PRINCIPLE STATEMENT

It is beyond dispute that once a party pleads and traces the root of his title to a particular person or family, that party must establish how that person or family derived his or its title to such land. Accordingly, the plaintiff, to succeed in his claim for declaration of title to the land in dispute in the present action must not only plead and establish his title thereto but also the title of the person from whom he claims, for, as the maxim goes, nemo dat quod non habet meaning that no one can give that which he does not have.

RATIO DECIDENDI (SOURCE)

Per Iguh, JSC, in Ngene v. Igbo & Anor (2000) NLC-1531992(SC) at p. 15; Paras C–D.
"It is beyond dispute that once a party pleads and traces the root of his title to a particular person or family, that party must establish how that person or family derived his or its title to such land.
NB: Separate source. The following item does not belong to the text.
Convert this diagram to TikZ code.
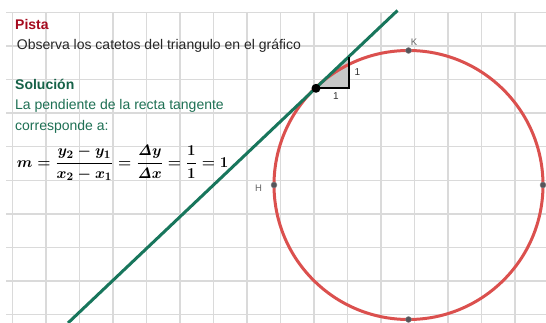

Accordingly, the plaintiff, to succeed in his claim for declaration of title to the land in dispute in the present action must not only plead and establish his title thereto but also the title of the person from whom he claims, for, as the maxim goes, nemo dat quod non habet meaning that no one can give that which he does not have."
View Judgment

EXPLANATION / SCOPE

The maxim nemo dat quod non habet governs derivative title. A party tracing title to a grantor must prove the grantor’s title, not merely the grant. This requires establishing how the grantor acquired the land. The chain of title must be complete from original owner to the plaintiff. Any break in the chain defeats the claim. The plaintiff cannot receive better title than the grantor possessed. This prevents reliance on invalid or defective transfers. The burden includes proof of the grantor’s root of title. The principle protects true owners from defective derivative claims.